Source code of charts
-----

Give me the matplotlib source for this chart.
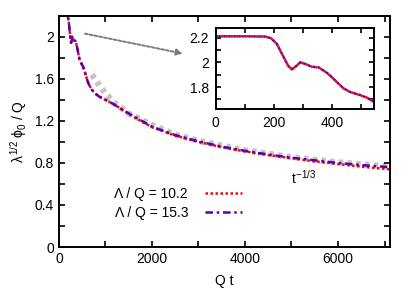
import matplotlib
matplotlib.use("Agg")
import matplotlib.pyplot as plt
from matplotlib.ticker import MultipleLocator, FormatStrFormatter

plt.rcParams['font.family'] = ['Liberation Sans', 'DejaVu Sans']
plt.rcParams['mathtext.fontset'] = 'custom'
plt.rcParams['mathtext.rm'] = 'Liberation Sans'
plt.rcParams['mathtext.it'] = 'Liberation Sans'

# Q t
qt = [0, 100, 170, 190, 210, 232, 250, 262, 275, 291, 310, 330, 355, 383, 400,
      417, 440, 463, 497, 520, 545, 580, 630, 700, 780, 870, 1000, 1170, 1350,
      1600, 2000, 2500, 3000, 3500, 4000, 4500, 5000, 5500, 6000, 6500, 7100]
# lambda^1/2 phi_0 / Q, Lambda/Q = 10.2
phi_102 = [2.21, 2.21, 2.208, 2.195, 2.15, 2.05, 1.97, 1.943, 1.965, 2.0, 1.985,
           1.965, 1.958, 1.915, 1.88, 1.84, 1.79, 1.76, 1.735, 1.715, 1.68, 1.63,
           1.56, 1.50, 1.46, 1.43, 1.40, 1.36, 1.31, 1.24, 1.14, 1.06, 1.00, 0.95,
           0.91, 0.875, 0.845, 0.815, 0.79, 0.765, 0.74]
# Lambda/Q = 15.3
phi_153 = [2.21, 2.21, 2.208, 2.195, 2.15, 2.05, 1.97, 1.943, 1.965, 2.0, 1.985,
           1.965, 1.958, 1.915, 1.88, 1.84, 1.79, 1.76, 1.735, 1.715, 1.68, 1.63,
           1.56, 1.50, 1.46, 1.43, 1.40, 1.36, 1.31, 1.245, 1.145, 1.065, 1.005, 0.955,
           0.915, 0.88, 0.85, 0.825, 0.80, 0.78, 0.76]
# t^-1/3 guide
guide_t = [710, 800, 900, 1000, 1200, 1500, 2000, 2500, 3000, 4000, 5000, 6000, 7100]
guide_v = [1.64, 1.58, 1.52, 1.46, 1.37, 1.27, 1.16, 1.07, 1.01, 0.92, 0.855, 0.805, 0.765]

labels = ['Λ / Q = 10.2', 'Λ / Q = 15.3']
red = '#ff0000'
purple = '#5a00a8'

fig = plt.figure(figsize=(4.15, 2.91), dpi=100)
ax = fig.add_axes([0.142, 0.151, 0.798, 0.795])

ax.plot(guide_t, guide_v, color='#c4c4c4', lw=4.5, ls=(0, (0.7, 0.7)), zorder=1)
ax.plot(qt, phi_102, color=red, lw=1.8, ls=(0, (1, 1)), label=labels[0], zorder=2)
ax.plot(qt, phi_153, color=purple, lw=1.8, ls=(0, (3, 1.5, 1, 1.5)), label=labels[1], zorder=3)

ax.annotate('', xy=(2720, 1.835), xytext=(500, 2.035),
            arrowprops=dict(arrowstyle='-|>', color='#7a7a7a', lw=1.4, ls=(0, (1.5, 1)),
                            mutation_scale=9))
ax.text(5000, 0.66, '$t^{-1/3}$', fontsize=10, ha='left', va='center')

ax.set_xlim(0, 7120)
ax.set_ylim(0, 2.2)
ax.xaxis.set_major_locator(MultipleLocator(2000))
ax.xaxis.set_minor_locator(MultipleLocator(1000))
ax.yaxis.set_major_locator(MultipleLocator(0.4))
ax.yaxis.set_minor_locator(MultipleLocator(0.2))
ax.yaxis.set_major_formatter(FormatStrFormatter('%g'))
ax.tick_params(which='both', direction='in', top=True, right=True, length=4, width=1.2,
               labelsize=10)
for s in ax.spines.values():
    s.set_linewidth(1.4)
ax.set_xlabel('Q t', fontsize=10, labelpad=6)
ax.set_ylabel('$\\lambda^{1/2}\\ \\phi_0$ / Q', fontsize=10, labelpad=4)

leg = ax.legend(loc='lower left', bbox_to_anchor=(0.13, 0.065), frameon=False,
                markerfirst=False, fontsize=10, handlelength=2.7, labelspacing=0.35,
                handletextpad=1.2)

# inset
ins = fig.add_axes([0.520, 0.6265, 0.381, 0.2785])
ins.plot(qt, phi_102, color=red, lw=1.8, ls=(0, (1, 1)))
ins.plot(qt, phi_153, color=purple, lw=1.8, ls=(1, (1, 1)))
ins.set_xlim(0, 545)
ins.set_ylim(1.625, 2.28)
ins.xaxis.set_major_locator(MultipleLocator(200))
ins.xaxis.set_minor_locator(MultipleLocator(100))
ins.yaxis.set_major_locator(MultipleLocator(0.2))
ins.yaxis.set_minor_locator(MultipleLocator(0.1))
ins.yaxis.set_major_formatter(FormatStrFormatter('%g'))
ins.tick_params(which='both', direction='in', top=True, right=True, length=3.5, width=1.2,
                labelsize=10, pad=5)
for s in ins.spines.values():
    s.set_linewidth(1.4)

fig.savefig('out.png', dpi=100)
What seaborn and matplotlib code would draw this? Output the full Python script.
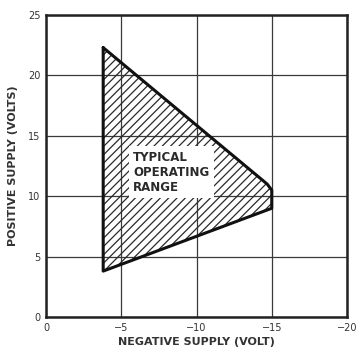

-----

Write out the material above once more, exactly as it reads, with no pictures.

Give me the matplotlib source for this chart.
import matplotlib
matplotlib.use("Agg")
import matplotlib.pyplot as plt
from matplotlib.ticker import MultipleLocator, FormatStrFormatter

plt.rcParams['font.family'] = ['Liberation Sans', 'DejaVu Sans']
plt.rcParams['mathtext.fontset'] = 'custom'
plt.rcParams['mathtext.rm'] = 'Liberation Sans'
plt.rcParams['mathtext.it'] = 'Liberation Sans'

# Q t
qt = [0, 100, 170, 190, 210, 232, 250, 262, 275, 291, 310, 330, 355, 383, 400,
      417, 440, 463, 497, 520, 545, 580, 630, 700, 780, 870, 1000, 1170, 1350,
      1600, 2000, 2500, 3000, 3500, 4000, 4500, 5000, 5500, 6000, 6500, 7100]
# lambda^1/2 phi_0 / Q, Lambda/Q = 10.2
phi_102 = [2.21, 2.21, 2.208, 2.195, 2.15, 2.05, 1.97, 1.943, 1.965, 2.0, 1.985,
           1.965, 1.958, 1.915, 1.88, 1.84, 1.79, 1.76, 1.735, 1.715, 1.68, 1.63,
           1.56, 1.50, 1.46, 1.43, 1.40, 1.36, 1.31, 1.24, 1.14, 1.06, 1.00, 0.95,
           0.91, 0.875, 0.845, 0.815, 0.79, 0.765, 0.74]
# Lambda/Q = 15.3
phi_153 = [2.21, 2.21, 2.208, 2.195, 2.15, 2.05, 1.97, 1.943, 1.965, 2.0, 1.985,
           1.965, 1.958, 1.915, 1.88, 1.84, 1.79, 1.76, 1.735, 1.715, 1.68, 1.63,
           1.56, 1.50, 1.46, 1.43, 1.40, 1.36, 1.31, 1.245, 1.145, 1.065, 1.005, 0.955,
           0.915, 0.88, 0.85, 0.825, 0.80, 0.78, 0.76]
# t^-1/3 guide
guide_t = [710, 800, 900, 1000, 1200, 1500, 2000, 2500, 3000, 4000, 5000, 6000, 7100]
guide_v = [1.64, 1.58, 1.52, 1.46, 1.37, 1.27, 1.16, 1.07, 1.01, 0.92, 0.855, 0.805, 0.765]

labels = ['Λ / Q = 10.2', 'Λ / Q = 15.3']
red = '#ff0000'
purple = '#5a00a8'

fig = plt.figure(figsize=(4.15, 2.91), dpi=100)
ax = fig.add_axes([0.142, 0.151, 0.798, 0.795])

ax.plot(guide_t, guide_v, color='#c4c4c4', lw=4.5, ls=(0, (0.7, 0.7)), zorder=1)
ax.plot(qt, phi_102, color=red, lw=1.8, ls=(0, (1, 1)), label=labels[0], zorder=2)
ax.plot(qt, phi_153, color=purple, lw=1.8, ls=(0, (3, 1.5, 1, 1.5)), label=labels[1], zorder=3)

ax.annotate('', xy=(2720, 1.835), xytext=(500, 2.035),
            arrowprops=dict(arrowstyle='-|>', color='#7a7a7a', lw=1.4, ls=(0, (1.5, 1)),
                            mutation_scale=9))
ax.text(5000, 0.66, '$t^{-1/3}$', fontsize=10, ha='left', va='center')

ax.set_xlim(0, 7120)
ax.set_ylim(0, 2.2)
ax.xaxis.set_major_locator(MultipleLocator(2000))
ax.xaxis.set_minor_locator(MultipleLocator(1000))
ax.yaxis.set_major_locator(MultipleLocator(0.4))
ax.yaxis.set_minor_locator(MultipleLocator(0.2))
ax.yaxis.set_major_formatter(FormatStrFormatter('%g'))
ax.tick_params(which='both', direction='in', top=True, right=True, length=4, width=1.2,
               labelsize=10)
for s in ax.spines.values():
    s.set_linewidth(1.4)
ax.set_xlabel('Q t', fontsize=10, labelpad=6)
ax.set_ylabel('$\\lambda^{1/2}\\ \\phi_0$ / Q', fontsize=10, labelpad=4)

leg = ax.legend(loc='lower left', bbox_to_anchor=(0.13, 0.065), frameon=False,
                markerfirst=False, fontsize=10, handlelength=2.7, labelspacing=0.35,
                handletextpad=1.2)

# inset
ins = fig.add_axes([0.520, 0.6265, 0.381, 0.2785])
ins.plot(qt, phi_102, color=red, lw=1.8, ls=(0, (1, 1)))
ins.plot(qt, phi_153, color=purple, lw=1.8, ls=(1, (1, 1)))
ins.set_xlim(0, 545)
ins.set_ylim(1.625, 2.28)
ins.xaxis.set_major_locator(MultipleLocator(200))
ins.xaxis.set_minor_locator(MultipleLocator(100))
ins.yaxis.set_major_locator(MultipleLocator(0.2))
ins.yaxis.set_minor_locator(MultipleLocator(0.1))
ins.yaxis.set_major_formatter(FormatStrFormatter('%g'))
ins.tick_params(which='both', direction='in', top=True, right=True, length=3.5, width=1.2,
                labelsize=10, pad=5)
for s in ins.spines.values():
    s.set_linewidth(1.4)

fig.savefig('out.png', dpi=100)
What seaborn and matplotlib code would draw this? Output the full Python script.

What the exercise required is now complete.